Het was een doordeweekse rustige avond, zij sloeg de laatste druppels van het bord en zette dit in het afdruiprek.
Hij opende de kast in de kelder en pakte een hamer en een spijker.
Zij propte de laatste dingen in de overvolle vuilniszak en knoopte de zak dicht.
Onderweg naar buiten haalde ze haar hand door zijn haar terwijl hij gebukt probeerde de tochtstrip vast te timmeren in de deurpost.
Zij vervolgde haar weg naar de ondergrondse vuilnisbakken en foeterde op het slot van het hek dat al weken niet reageerde op haar sleutels.
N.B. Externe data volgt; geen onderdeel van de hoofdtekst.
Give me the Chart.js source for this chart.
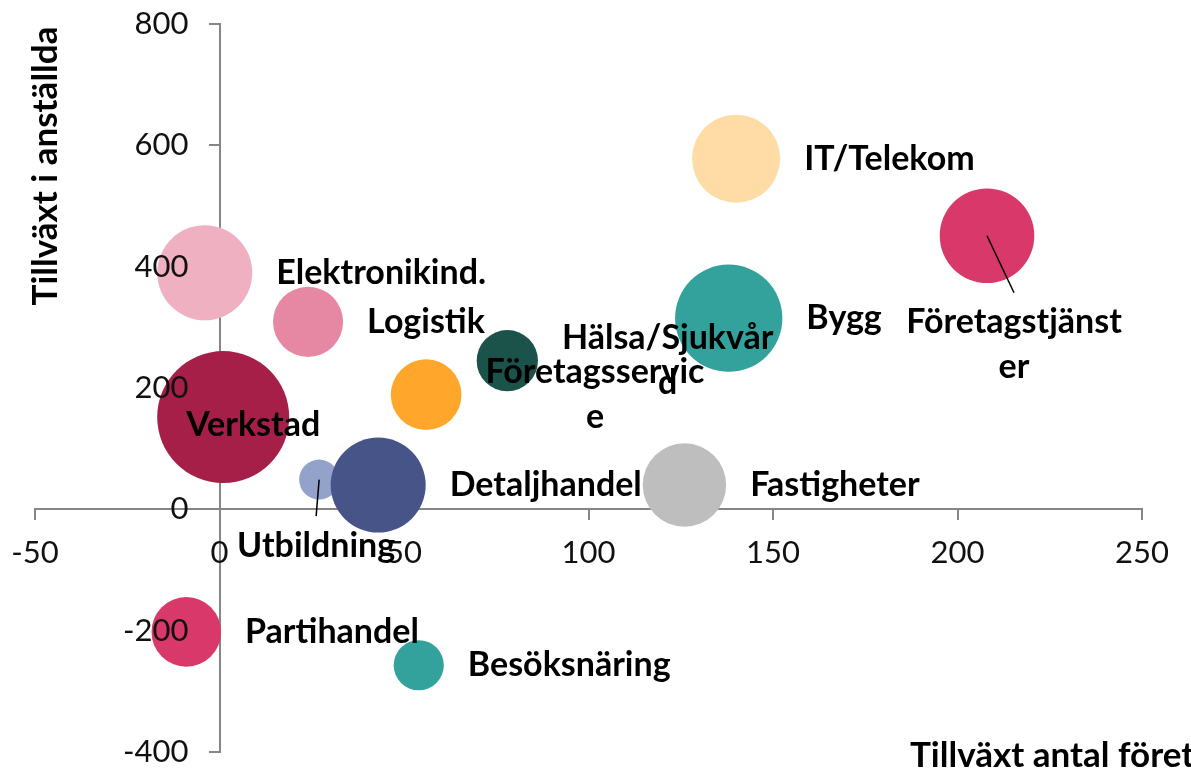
<!DOCTYPE html>
<html>
<head>
<meta charset="utf-8">
<script src="https://cdn.jsdelivr.net/npm/chart.js@4/dist/chart.umd.min.js"></script>
<style>
  html, body { margin: 0; padding: 0; background: #fff; }
  #wrap { width: 1191px; height: 769px; }
</style>
</head>
<body>
<div id="wrap"><canvas id="bubble-chart" width="1191" height="769"></canvas></div>
<script>
// sectors in drawing order
const sectors = ['Verkstad', 'Elektronikind.', 'Logistik', 'Utbildning', 'Detaljhandel',
    'Företagsservice', 'Hälsa/Sjukvård', 'Bygg', 'IT/Telekom', 'Företagstjänster',
    'Fastigheter', 'Partihandel', 'Besöksnäring'];
// label text as wrapped in the original
const sectorLabels = ['Verkstad', 'Elektronikind.', 'Logistik', 'Utbildning', 'Detaljhandel',
    'Företagsservic\ne', 'Hälsa/Sjukvår\nd', 'Bygg', 'IT/Telekom', 'Företagstjänst\ner',
    'Fastigheter', 'Partihandel', 'Besöksnäring'];
const companyGrowth = [1, -4, 24, 27, 43, 56, 78, 138, 140, 208, 126, -9, 54];
const employeeGrowth = [152, 390, 309, 49, 40, 189, 245, 315, 578, 451, 40, -202, -257];
const bubbleSize = [436, 226, 123, 40, 226, 125, 94, 288, 194, 224, 174, 121, 63];
const bubbleColors = ['#A51F48', '#EFB0C2', '#E688A3', '#93A2CB', '#465487',
    '#FFA62B', '#1B5249', '#33A29C', '#FFDBA6', '#D8386A',
    '#BEBEBE', '#D8386A', '#33A29C'];
const xTicks = [-50, 0, 50, 100, 150, 200, 250];
const yTicks = [-400, -200, 0, 200, 400, 600, 800];

const xTitle = 'Tillväxt antal företag';
const yTitle = 'Tillväxt i anställda';

const MAX_RADIUS = 66;
const AXIS_COLOR = '#868686';
const FONT = 'Lato';

const maxSize = Math.max(...bubbleSize);
const points = companyGrowth.map((x, i) => ({
    x: x,
    y: employeeGrowth[i],
    r: MAX_RADIUS * Math.sqrt(bubbleSize[i] / maxSize)
}));

// labels that were dragged away from their bubble in the original
const movedLabels = {
    'Verkstad': { dx: 30, dy: 8, leader: false },
    'Utbildning': { dx: -3, dy: 66, leader: true },
    'Företagstjänster': { dx: 27, dy: 109, leader: true }
};

// axes sit inside the plot, so they must not take any layout space
const noSpace = s => {
    if (s.isHorizontal()) s.height = 0; else s.width = 0;
    s.paddingLeft = s.paddingRight = s.paddingTop = s.paddingBottom = 0;
};

const bubbleLabels = {
    id: 'bubbleLabels',
    afterDatasetsDraw(chart) {
        // y tick labels, left of the y axis which crosses at x = 0
        const ctx = chart.ctx;
        const axisX = chart.scales.x.getPixelForValue(0);
        ctx.save();
        ctx.font = '31px ' + FONT;
        ctx.fillStyle = '#111';
        ctx.textAlign = 'right';
        ctx.textBaseline = 'middle';
        yTicks.forEach(v => {
            ctx.fillText(String(v), axisX - 31, chart.scales.y.getPixelForValue(v));
        });
        ctx.restore();
    },
    afterDraw(chart) {
        const ctx = chart.ctx;
        const meta = chart.getDatasetMeta(0);
        const lineHeight = 45;
        ctx.save();
        ctx.font = 'bold 34px ' + FONT;
        ctx.fillStyle = '#000';
        ctx.textAlign = 'center';
        ctx.textBaseline = 'middle';
        meta.data.forEach((el, i) => {
            const lines = sectorLabels[i].split('\n');
            const blockW = Math.max(...lines.map(l => ctx.measureText(l).width));
            const r = points[i].r;
            let cx = el.x + r + 24 + blockW / 2;
            let cy = el.y;
            const moved = movedLabels[sectors[i]];
            if (moved) {
                cx = el.x + moved.dx;
                cy = el.y + moved.dy;
                if (moved.leader) {
                    const top = cy - lines.length * lineHeight / 2 - 7;
                    ctx.beginPath();
                    ctx.strokeStyle = '#000';
                    ctx.lineWidth = 1.5;
                    ctx.moveTo(el.x, el.y);
                    ctx.lineTo(cx, top);
                    ctx.stroke();
                }
            }
            lines.forEach((line, j) => {
                ctx.fillText(line, cx, cy + (j - (lines.length - 1) / 2) * lineHeight);
            });
        });

        // axis titles
        ctx.font = 'bold 35px ' + FONT;
        ctx.textAlign = 'left';
        ctx.fillText(xTitle, 910, 756);
        ctx.translate(46, 166);
        ctx.rotate(-Math.PI / 2);
        ctx.textAlign = 'center';
        ctx.fillText(yTitle, 0, 0);
        ctx.restore();
    }
};

new Chart(document.getElementById('bubble-chart'), {
    type: 'bubble',
    data: {
        labels: sectors,
        datasets: [{
            data: points,
            backgroundColor: bubbleColors,
            borderWidth: 0,
            clip: false
        }]
    },
    options: {
        responsive: false,
        animation: false,
        layout: { autoPadding: false, padding: { left: 35, right: 49, top: 24, bottom: 17 } },
        plugins: {
            legend: { display: false },
            tooltip: { enabled: false }
        },
        scales: {
            x: {
                type: 'linear',
                position: { y: 0 },
                min: xTicks[0],
                max: xTicks[xTicks.length - 1],
                afterBuildTicks: s => { s.ticks = xTicks.map(v => ({ value: v })); },
                afterFit: noSpace,
                grid: { drawOnChartArea: false, color: AXIS_COLOR, lineWidth: 2, tickLength: 10 },
                border: { color: AXIS_COLOR, width: 2 },
                ticks: { z: 1, color: '#111', font: { family: FONT, size: 31 }, padding: 15, autoSkip: false, maxRotation: 0 }
            },
            y: {
                type: 'linear',
                position: { x: 0 },
                min: yTicks[0],
                max: yTicks[yTicks.length - 1],
                afterBuildTicks: s => { s.ticks = yTicks.map(v => ({ value: v })); },
                afterFit: noSpace,
                grid: { drawOnChartArea: false, color: AXIS_COLOR, lineWidth: 2, tickLength: 10 },
                border: { color: AXIS_COLOR, width: 2 },
                ticks: { display: false }
            }
        }
    },
    plugins: [bubbleLabels]
});
</script>
</body>
</html>
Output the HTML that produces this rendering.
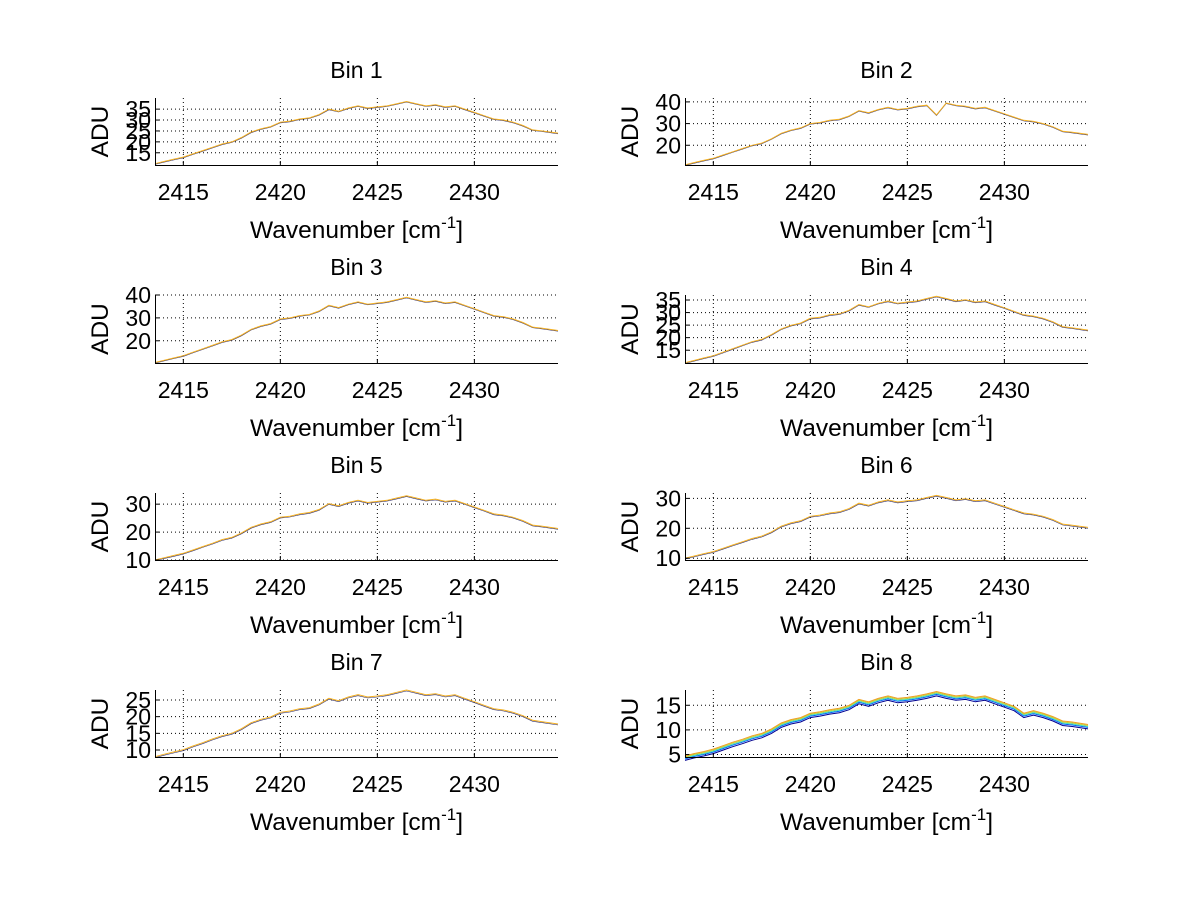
<!DOCTYPE html>
<html><head><meta charset="utf-8"><style>
html,body{margin:0;padding:0;background:#fff;}
svg{display:block;font-family:"Liberation Sans",Arial,sans-serif;}
</style></head><body>
<svg id="fig" width="1200" height="901" viewBox="0 0 1200 901"></svg>
<script>
const xs = [2413.54,2414,2414.5,2415,2415.5,2416,2416.5,2417,2417.5,2418,2418.5,2419,2419.5,2420,2420.5,2421,2421.5,2422,2422.5,2423,2423.5,2424,2424.5,2425,2425.5,2426,2426.5,2427,2427.5,2428,2428.5,2429,2429.5,2430,2430.5,2431,2431.5,2432,2432.5,2433,2433.5,2434.31];
const xTicks = [2415,2420,2425,2430];
const bin1 = [10,11,12,13,14.5,16,17.5,19,20,22,24.5,26,27,29,29.5,30.5,31,32.5,35,34,35.5,36.5,35.5,36,36.5,37.5,38.5,37.5,36.5,37,36,36.5,35,33.5,32,30.5,30,29,27.5,25.5,25,24];
const bin2 = [11,12,13,14,15.5,17,18.5,20,21,23,25.5,27,28,30,30.5,31.5,32,33.5,36,35,36.5,37.5,36.5,37,38,38.5,34,39.5,38.5,38,37,37.5,36,34.5,33,31.5,31,30,28.5,26.5,26,25];
const bin3 = [10.5,11.5,12.5,13.5,15,16.5,18,19.5,20.5,22.5,25,26.5,27.5,29.5,30,31,31.5,33,35.5,34.5,36,37,36,36.5,37,38,39,38,37,37.5,36.5,37,35.5,34,32.5,31,30.5,29.5,28,26,25.5,24.5];
const bin4 = [10,10.9,11.9,12.8,14.2,15.6,17,18.4,19.3,21.2,23.5,24.9,25.8,27.7,28.1,29.1,29.5,30.9,33.2,32.3,33.7,34.6,33.7,34.2,34.6,35.6,36.5,35.6,34.6,35.1,34.2,34.6,33.2,31.9,30.5,29.1,28.6,27.7,26.3,24.4,23.9,23];
const bin5 = [10,10.8,11.6,12.4,13.6,14.8,16,17.3,18.1,19.7,21.7,22.9,23.7,25.3,25.7,26.5,27,28.1,30.2,29.4,30.6,31.4,30.6,31,31.4,32.2,33,32.2,31.4,31.8,31,31.4,30.2,29,27.8,26.5,26.1,25.3,24.1,22.5,22.1,21.3];
const bin6 = [10,10.7,11.5,12.2,13.3,14.4,15.5,16.6,17.4,18.8,20.7,21.8,22.5,24,24.4,25.1,25.5,26.6,28.4,27.7,28.8,29.5,28.8,29.2,29.5,30.3,31,30.3,29.5,29.9,29.2,29.5,28.4,27.3,26.2,25.1,24.7,24,22.9,21.4,21,20.3];
const bin7 = [8,8.7,9.4,10.1,11.2,12.2,13.3,14.3,15,16.4,18.2,19.2,19.9,21.3,21.7,22.4,22.7,23.8,25.5,24.8,25.9,26.6,25.9,26.2,26.6,27.3,28,27.3,26.6,26.9,26.2,26.6,25.5,24.5,23.4,22.4,22,21.3,20.3,18.9,18.5,17.8];
const bin8 = [4.7,5.2,5.6,6.1,6.8,7.5,8.1,8.8,9.3,10.2,11.4,12.1,12.5,13.4,13.7,14.1,14.4,15,16.2,15.7,16.4,16.9,16.4,16.6,16.9,17.3,17.8,17.3,16.9,17.1,16.6,16.9,16.2,15.5,14.8,13.4,13.9,13.4,12.7,11.8,11.6,11.1];
const seriesOffsets = [-0.9,-0.6,-0.4,-0.2,0];
const seriesColors = ['#00008f','#0060ff','#40e0c0','#c0d040','#f0a020'];
const yMins = [9.4,10.9,10.3,9.9,10,9.4,7.9,4.5];
const yMaxs = [40.1,41.8,40,37,34,31.8,28,18.1];
const yTicks = [[15,20,25,30,35],[20,30,40],[20,30,40],[15,20,25,30,35],[10,20,30],[10,20,30],[10,15,20,25],[5,10,15]];
const bins = [bin1,bin2,bin3,bin4,bin5,bin6,bin7,bin8];
const titles = ['Bin 1','Bin 2','Bin 3','Bin 4','Bin 5','Bin 6','Bin 7','Bin 8'];

const NS='http://www.w3.org/2000/svg';
const svg=document.getElementById('fig');
function mk(tag,attrs,parent){const e=document.createElementNS(NS,tag);for(const k in attrs)e.setAttribute(k,attrs[k]);(parent||svg).appendChild(e);return e;}
const colX=[155,685], W=403, rowTop=[98,295,493,690], rowBot=[165,363,560,757];
const xMin=2413.54, xMax=2434.31;

bins.forEach((data,b)=>{
  const col=b%2, row=Math.floor(b/2);
  const L=colX[col], T=rowTop[row], B=rowBot[row];
  const xf=v=>L+(v-xMin)/(xMax-xMin)*W;
  const yf=v=>B-(v-yMins[b])/(yMaxs[b]-yMins[b])*(B-T);
  const g=mk('g',{});
  
  
  xTicks.forEach(t=>{
    const ln=mk('line',{x1:xf(t),x2:xf(t),y1:T,y2:B,stroke:'#000','stroke-width':1,'stroke-dasharray':'1 3'},g);
    
    
  });
  yTicks[b].forEach(t=>{
    const ln=mk('line',{x1:L,x2:L+W,y1:yf(t),y2:yf(t),stroke:'#000','stroke-width':1,'stroke-dasharray':'1 3'},g);
    
    
  });
  const offs = b===7 ? seriesOffsets : [-0.3,0];
  const cols = b===7 ? seriesColors : ['#303070','#f4b020'];
  const widths = b===7 ? [1,1,1,1,1] : [0.6,1];
  offs.forEach((o,si)=>{
    const pts=data.map((v,i)=>xf(xs[i]).toFixed(1)+','+yf(v+o).toFixed(1)).join(' ');
    const pl=mk('polyline',{points:pts,fill:'none',stroke:cols[si],'stroke-width':widths[si]},g);
    
    
  });
  const ax=mk('path',{d:`M${L+0.5},${T} V${B+0.5} H${L+W}`,fill:'none',stroke:'#000','stroke-width':1},g);
  
  
  xTicks.forEach(t=>{
    mk('line',{x1:xf(t),x2:xf(t),y1:B,y2:B-4,stroke:'#000'},g);
    const tx=mk('text',{x:xf(t),y:B+35,'font-size':23,'text-anchor':'middle',fill:'#000'},g);
    tx.textContent=t;
    
    
  });
  yTicks[b].forEach(t=>{
    mk('line',{x1:L,x2:L+4,y1:yf(t),y2:yf(t),stroke:'#000'},g);
    const tx=mk('text',{x:L-4,y:yf(t)+8,'font-size':23,'text-anchor':'end',fill:'#000'},g);
    tx.textContent=t;
    
    
  });
  const ti=mk('text',{x:L+W/2,y:T-20,'font-size':23,'text-anchor':'middle',fill:'#000'},g);
  ti.textContent=titles[b];
  
  
  const xl=mk('text',{x:L+W/2,y:B+73,'font-size':24.5,'text-anchor':'middle',fill:'#000'},g);
  xl.innerHTML='Wavenumber [cm<tspan dy="-10" font-size="17">-1</tspan><tspan dy="10">]</tspan>';
  
  
  const yl=mk('text',{x:0,y:0,'font-size':24.5,'text-anchor':'middle',fill:'#000',transform:`translate(${L-47},${(T+B)/2}) rotate(-90)`},g);
  yl.textContent='ADU';
  
  
});
</script>
</body></html>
En terwijl ik de vuilniszak weg zag glijden naar ver weg realiseerde ik mij dat ik beland was in een situatie waarin ik een deel was van ‘wij’. Een relatie waar ik twee jaar geleden nog niet in geloofde. Tenminste, niet voor mijzelf.
Een huisje, boompje, beestje. Nou ja, twee huisjes, geen boompje (want: Rotterdam) en een eigenwijze kat.
En voor het eerst realiseerde ik mij dat ik dat helemaal niet erg vond. Ik vind het niet meer erg om ‘gewoon’ te zijn. Ik ben een deel geworden van iets waar ik mij jaren tegen heb verzet en eigenlijk vind ik dat wel lekker rustig. Het is vertrouwd, het is gewoon, het is alsof het nooit iets anders geweest is en toch is het ontzettend speciaal.